A Practical Playbook for Action

Moving from the data-chasing loop to an action-oriented programme requires a pragmatic, structured approach. It’s about building a solid foundation and then engaging suppliers in a way that respects their time and capabilities.

First, segment your suppliers. Not by spend alone, but by a combination of spend, emissions intensity, and strategic importance. You cannot engage thousands of suppliers with the same level of depth. Identify the critical few who hold the key to your reduction targets. A robust data platform can help automate this prioritisation, showing you the pathway to your target by highlighting the suppliers that matter most.

Second, build your baseline with data that already exists. Before you survey anyone, consolidate verified data from public sources like CDP and company reports. This immediately reduces the burden on your suppliers and gives you a strong, evidence-backed starting point. It also reveals your true data gaps, so you know exactly where to focus your primary data collection efforts.

Third, engage suppliers intelligently. For your prioritised group, replace generic, 100-question surveys with targeted, simple requests. Better yet, equip them with scorecards that show how they compare to their peers. This turns a data request into a constructive conversation about improvement. For the long tail of smaller suppliers, high-quality estimates combined with clear guidance are often more effective than demanding data they don’t have.

Finally, embed this data into your procurement processes. The ultimate goal is to make supplier emissions a standard consideration in sourcing decisions, right alongside cost and quality. When buyers can see a clear emissions signal before a purchase order is raised, you move from reporting on the past to actively shaping a lower-carbon future.

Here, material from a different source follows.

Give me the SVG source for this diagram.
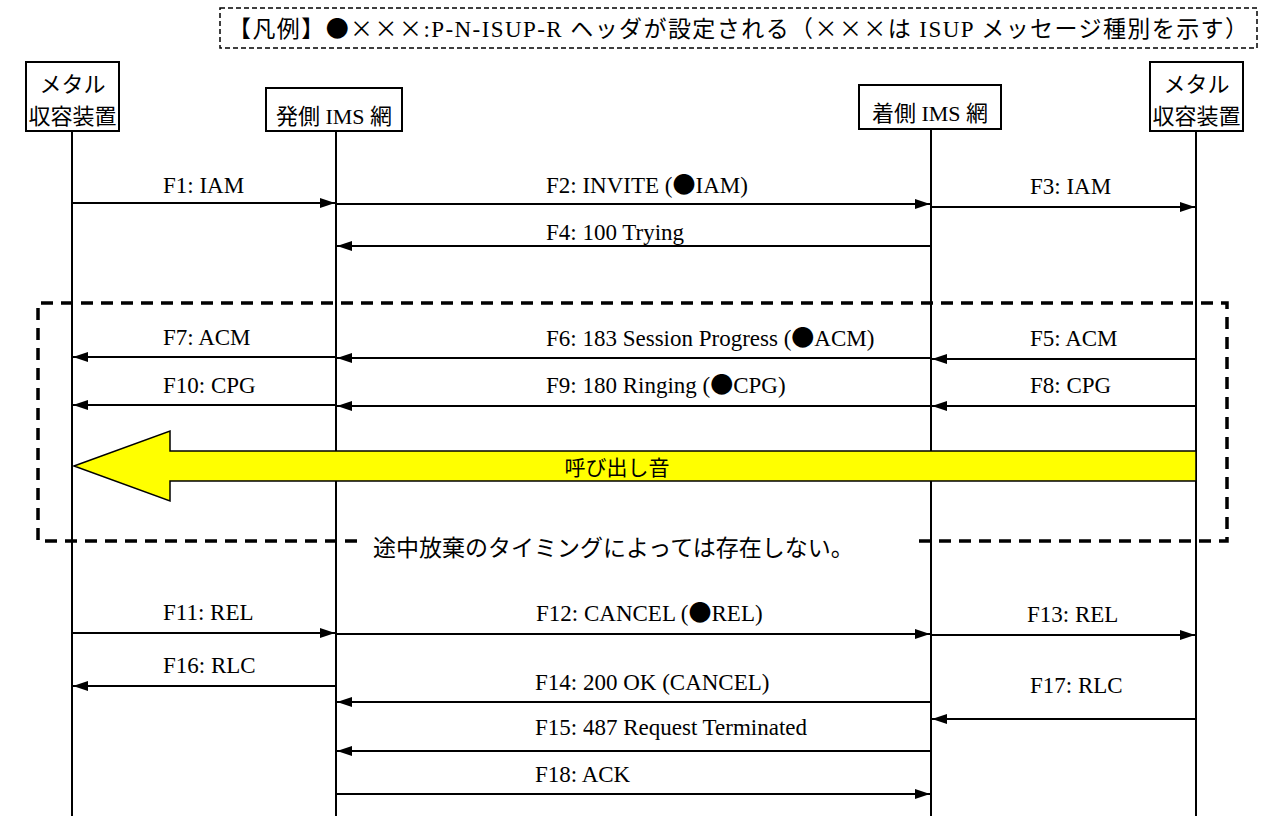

Your Best First Step This Quarter

The most valuable action you can take is to stop the cycle of mass-surveying and start with a clear-eyed assessment of what you already know.

Take your top 100 suppliers by spend and map them against a trusted source of verified public emissions data. This single exercise, completed in weeks, not months, will give you a powerful baseline. It will highlight your biggest emissions hotspots, reveal your most climate-progressive suppliers, and show you precisely where your engagement efforts will yield the greatest return. It shifts the focus from chasing information to driving change.

Ultimately, Scope 3 is not a reporting challenge; it’s a commercial and operational one. The companies making real progress are the ones that use data to focus their resources, empower their procurement teams, and help their suppliers succeed. They’re not waiting for perfection; they’re getting to work.